Ana Ros, chef femenina número uno del mundo, reclama junto a la maitre de Nerua, la sumiller de Mugaritz y la pastora Baskaran un mayor reconocimiento para la labor femenina en la gastronomía

Levantarse pronto, acostarse tarde, estar muchas horas de pie, tener la cabeza en mil cosas distintas, responsabilizarse de un equipo que vive al límite también y al que hay que cuidar y animar, dar la cara ante los proveedores y los clientes y los medios de comunicación, defender la propia historia, no olvidarse nunca de que en casa –por muy cerca que la casa esté del trabajo, es otro espacio con sus propios tiempos y preocupaciones– están ocurriendo las cosas que pasan en todos los hogares: los exámenes, las extraescolares o los deportes, la necesidad de conversación, el dinero que no cae del cielo, los problemas que hay que saber detectar antes de que tengan palabras… Uf, son muchos frentes”. Son los que tienen abiertos las mujeres en el mundo de la gastronomía, cada una con sus peculiaridades en función del puesto que desempeñan. Así lo contó Ana Ros, mejor chef femenina en 2017 según de Best Restaurant, en el acto que la semana pasada tuvo lugar en el auditorio del Museo Guggenheim, en el marco del programa TopArte.

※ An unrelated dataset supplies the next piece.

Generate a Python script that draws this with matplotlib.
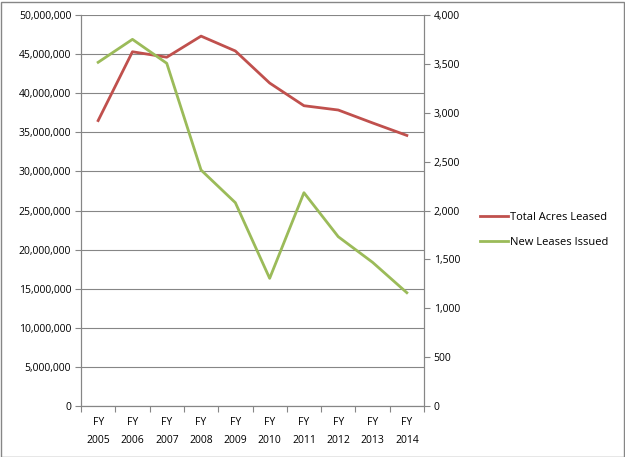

La presencia de Ana en Bilbao dio pie a una mesa redonda para analizar la realidad de las mujeres en el mundo gastro. Junto a la cocinera del restaurante Hiša Franko, en Kobarid, Eslovenia, estuvieron contando experiencias y lanzando ideas Stefania Giordano, maitre de Nerua; Silvia García, sumiller de Mugaritz, y Bidane Baskaran, productora de queso Idiazabal. Y sí, no hay otra que reconocer, de nuevo, que el trabajo de estas mujeres es menos visible que el de los hombres que hacen lo mismo. Es más: “no se quiere ver ni siquiera que no se quiere ver”. Lo dijo la sumiller. Por este motivo son necesarios los encuentros de mujeres que promueve Grastro Woman World, plataforma dedicada a visibilizar el trabajo femenino en el mundo de la alimentación.


Y esa fue una buena razón para que Ros aceptara un reconocimiento con apellido –chef “femenina”, no simplemente chef– que alguna otra cocinera ha rechazado precisamente porque tenía una coletilla que limitaba el alcance. Decir que sí al título ha hecho posible que Ros se dedique a hablar de sí misma y su trayectoria, de la culpabilidad que siente por no estar en casa, por los viajes…


Como “perro apaleado”

Ella heredó de sus suegros el local familiar, y trabaja con su marido. Pero es ella la estrella. A Baskaran, hija de quesero, aun la llaman en su entorno la “hija de Patxi”… “Y no sabéis las cosas que tengo que oír. Como pero tú, que eres una muñequita, qué haces aquí”, comentó esta licenciada en Filología Vasca que decidió quedarse en el caserío y aceptar el legado familiar. Stefania Giordano y Silvia García también tienen este tipo de experiencias, como hijas de o hermanas de o parejas de, “como si las mujeres no pudieran ser nunca ellas mismas, ellas solas”. Sus currículums no bastan para identificarlas, al parecer, todavía hoy.


“Si el caserío ha pervivido, ha sido por la mujer”, comentaba Baskaran. “Ella ha llevado tradicionalmente el cultivo de la huerta, el ganado y además la familia. Y ha elaborado productos, y seguimos haciéndolos. Pero no se reconoce aún”. Señalar y difundir ejemplos de lo que las mujeres hacen en cualquiera de los puestos de esta cadena que va de la producción a la mesa –hacerlos visibles más allá de lo doméstico– es fundamental, coinciden.


No es solo tarea de otros, lo es propia. “Nos autolimitamos porque la sociedad nos ha puesto ahí. Ser madre, ser mujer, cuidar de la casa”, dice García, “y nos merecemos el derecho de salir de ahí”. Del sentir que no se está donde se debe, y volver a casa como “perro apaleado”, ilustra Ros. “Un hombre no decide, lo puede tener todo; pero una mujer está ante muchas puertas y tiene que elegir”, en palabras de Giordano. Complicado, coinciden.